В любом случае я лично считаю, что в любой конкретной ситуации или в чрезвычайных обстоятельствах большинство людей непредсказуемы. Возможно, потому, что я не лучшим образом разбираюсь в людях. Но даже Оден говорит лишь, что он в состоянии «обычно предсказать», как они себя поведут; и этим «обычно» вводится элемент неточности, который, хоть и невелик, а для его утверждения все-таки губителен.
Некоторые люди более предсказуемы, нежели другие (или так кажется). Но это объясняется скорее их судьбой, нежели природой (как личностей). Люди предсказуемые живут в относительно неизменных обстоятельствах, так что трудно застать их и понаблюдать за ними в ситуациях, которые (для них) необычны. Вот еще одна весомая причина для того, чтобы отправить «хоббитов» — образ простых, предсказуемых людей в простых, давно устоявшихся обстоятельствах, — в путешествие далеко от благоустроенного дома в чужие земли навстречу опасностям. Особенно если у них есть серьезный повод стойко переносить трудности и приспосабливаться. Хотя в путешествиях люди меняются (или, скорее, проявляют скрытые возможности) и без каких-либо высоких побуждений; это — факт, подсказанный самым обыкновенным наблюдением, никакие символические объяснения здесь не требуются. В путешествии достаточно долгом, чтобы обеспечить какие-никакие тяготы, от неудобств до страха, перемена в спутниках, хорошо знакомых по «обыденной жизни» (и в самом себе) зачастую просто поражает.

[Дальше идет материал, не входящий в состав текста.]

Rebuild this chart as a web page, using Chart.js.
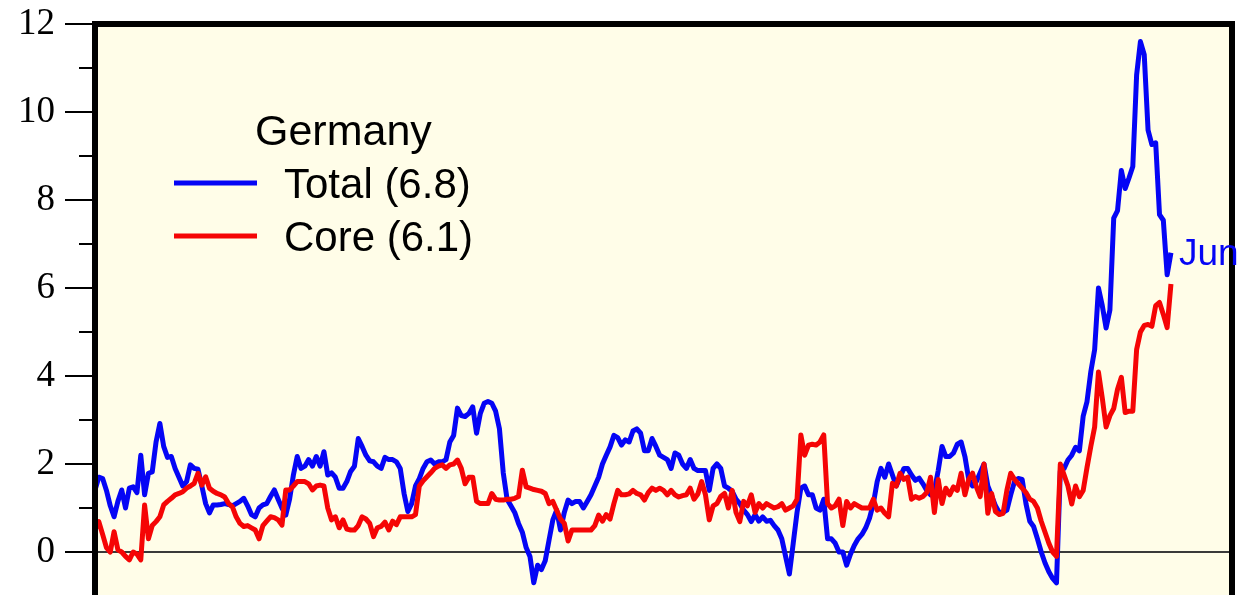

В данном контексте слово «политический» мне не нравится; уж больно фальшиво звучит. На мой взгляд, совершенно ясно, что долг Фродо — это долг «человечности», а не политики. Естественно, в первую очередь он думал о Шире, поскольку там — его корни, однако квест преследовал целью не сохранение той или иной формы правления, как, скажем, полуреспубликанское, полуаристократическое устройство Шира, но освобождение от злой тирании всего «гуманного человечества» — включая и тех, кто, как «восточане» и харадрим, все еще служили тирании.